Is there a need to reconcile Australia’s priorities for engagement within the Asia–Pacific region with the requirement for the editorial and operational independence of the national broadcasters’ overseas broadcasting activities? No. The ABC, not least Radio Australia, has faced far greater problems in this regard in the past than it does now, for example, in the case of Indonesia under the Suharto regime. While governments in the region may take exception to unfavourable reporting by the ABC, this is the same for CNN, the BBC and other Western media. Similarly, while other broadcasters have not had to resort to self-censorship, they have had to be mindful of cultural and political sensitivities, in order to secure carriage for their channels in markets such as Singapore and Malaysia.

This

accounts for the fact that Australia Network has had difficulty securing carriage on Astro, Malaysia’s main pay-TV service, which will not become available in that country until next year.

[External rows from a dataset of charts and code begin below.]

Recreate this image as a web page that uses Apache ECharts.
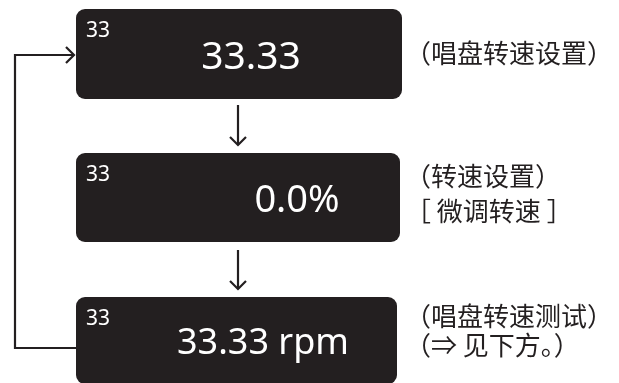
<!DOCTYPE html>
<html>
<head>
<meta charset="utf-8">
<script src="https://cdn.jsdelivr.net/npm/echarts@6/dist/echarts.min.js"></script>
<style>
  html, body { margin: 0; padding: 0; background: #fff; }
  #main { width: 619px; height: 383px; }
</style>
</head>
<body>
<div id="main"></div>
<script>
// 显示屏内容
const boxTags = ['33', '33', '33'];
const boxReadouts = ['33.33', '0.0%', '33.33 rpm'];
const boxNotes = [
  ['（唱盘转速设置）'],
  ['（转速设置）', '［ 微调转速 ］'],
  ['（唱盘转速测试）', '（⇒ 见下方。）'],
];

// 布局（隐藏坐标轴上的像素坐标）
const boxRects = [[76, 9, 402, 99], [76, 153, 400, 242], [76, 297, 397, 384]];
const readoutPos = [[251, 58], [297, 201], [263, 344]];
const readoutSize = [39, 38, 36];
const noteRows = [[53], [176, 211], [316, 345]];
const noteX = 405;
const flowPaths = [
  [[238, 105], [238, 145]],
  [[238, 250], [238, 289]],
  [[76, 348], [15, 348], [15, 55], [74, 55]],
];

const INK = '#231f20';
const chart = echarts.init(document.getElementById('main'));

function toPx(api, p) {
  return api.coord(p);
}

const option = {
  animation: false,
  grid: { left: 0, right: 0, top: 0, bottom: 0 },
  xAxis: { type: 'value', min: 0, max: 619, show: false },
  yAxis: { type: 'value', min: 0, max: 383, inverse: true, show: false },
  series: [
    {
      // 显示屏方框
      type: 'custom',
      data: boxReadouts.map((_, i) => [i]),
      renderItem(params, api) {
        const i = api.value(0);
        const r = boxRects[i];
        const p0 = toPx(api, [r[0], r[1]]);
        const p1 = toPx(api, [r[2], r[3]]);
        const tag = toPx(api, [r[0] + 10, r[1] + 22]);
        const rd = toPx(api, readoutPos[i]);
        const children = [
          {
            type: 'rect',
            shape: { x: p0[0], y: p0[1], width: p1[0] - p0[0], height: p1[1] - p0[1], r: 9 },
            style: { fill: INK },
          },
          {
            type: 'text',
            x: tag[0],
            y: tag[1],
            style: {
              text: boxTags[i], fill: '#fff', fontSize: 21, fontFamily: 'Noto Sans',
              align: 'left', verticalAlign: 'middle',
            },
          },
          {
            type: 'text',
            x: rd[0],
            y: rd[1],
            style: {
              text: boxReadouts[i], fill: '#fff', fontSize: readoutSize[i], fontFamily: 'Noto Sans',
              align: 'center', verticalAlign: 'middle',
            },
          },
        ];
        boxNotes[i].forEach((line, k) => {
          const np = toPx(api, [noteX, noteRows[i][k]]);
          children.push({
            type: 'text',
            x: np[0],
            y: np[1],
            style: {
              text: line, fill: INK, fontSize: 26, fontFamily: 'Noto Sans CJK SC',
              align: 'left', verticalAlign: 'middle',
            },
          });
        });
        return { type: 'group', children };
      },
    },
    {
      // 流程箭头
      type: 'custom',
      data: flowPaths.map((_, i) => [i]),
      renderItem(params, api) {
        const pts = flowPaths[api.value(0)].map((p) => toPx(api, p));
        const a = pts[pts.length - 2];
        const b = pts[pts.length - 1];
        const len = Math.hypot(b[0] - a[0], b[1] - a[1]);
        const ux = (b[0] - a[0]) / len;
        const uy = (b[1] - a[1]) / len;
        const h = 8;
        const head = [
          [b[0] - ux * h - uy * h, b[1] - uy * h + ux * h],
          b,
          [b[0] - ux * h + uy * h, b[1] - uy * h - ux * h],
        ];
        const lineStyle = { stroke: INK, lineWidth: 2.2, fill: null };
        return {
          type: 'group',
          children: [
            { type: 'polyline', shape: { points: pts }, style: lineStyle },
            { type: 'polyline', shape: { points: head }, style: lineStyle },
          ],
        };
      },
    },
  ],
};

chart.setOption(option);
</script>
</body>
</html>
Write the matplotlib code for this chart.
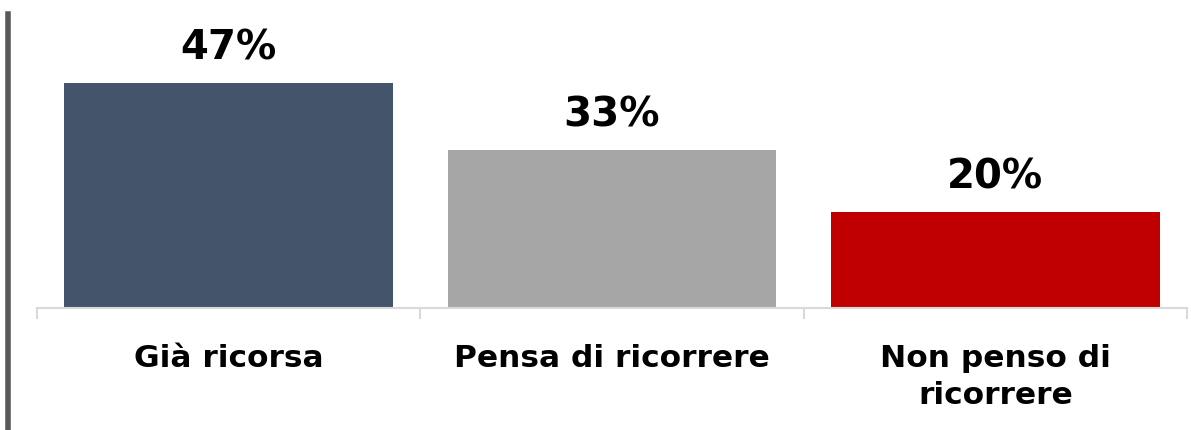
import matplotlib
matplotlib.use("Agg")
import matplotlib.pyplot as plt
from matplotlib.lines import Line2D

CATEGORIES = ["Già ricorsa", "Pensa di ricorrere", "Non penso di\nricorrere"]
VALUES = [47, 33, 20]
BAR_COLOURS = ["#44546A", "#A6A6A6", "#C00000"]

fig = plt.figure(figsize=(11.91, 4.31), dpi=100)
ax = fig.add_axes([37 / 1191, 1 - 309 / 431, 1150 / 1191, 309 / 431])

xs = list(range(len(CATEGORIES)))
ax.bar(xs, VALUES, width=0.858, color=BAR_COLOURS)

for x, v in zip(xs, VALUES):
    ax.annotate("{}%".format(v), (x, v), xytext=(0, 11), textcoords="offset points",
                ha="center", va="bottom", fontsize=29, fontweight="bold", color="black")

ax.set_xlim(-0.5, 2.5)
ax.set_ylim(0, 64.5)
ax.set_yticks([])
for side in ["top", "right", "left"]:
    ax.spines[side].set_visible(False)
ax.spines["bottom"].set_color("#D9D9D9")
ax.spines["bottom"].set_linewidth(1.5)

ax.set_xticks(xs)
ax.set_xticklabels(CATEGORIES, fontsize=22.5, fontweight="bold", linespacing=1.38, va="top")
ax.set_xticks([-0.5, 0.5, 1.5, 2.5], minor=True)
ax.tick_params(axis="x", which="major", length=0, pad=25)
ax.tick_params(axis="x", which="minor", length=8, width=1.5, color="#D9D9D9")

# grey vertical rule on the left edge
fig.add_artist(Line2D([7.5 / 1191, 7.5 / 1191], [0, 1 - 15 / 431], transform=fig.transFigure,
                      color="#595959", linewidth=4))

plt.savefig("out.png", dpi=100)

The introduction of subtitles in Asian languages on Australia Network is a very welcome, if long overdue, development: BBC Worldwide already offers subtitling on its BBC Entertainment and BBC Knowledge channels, so it is surprising that a channel that describes itself as being ‘from the region, for the region’ should have taken until now to do this. Nevertheless, it demonstrates a regard for the language and culture of host countries, and that Australia Network is not targeted solely at Western expatriates.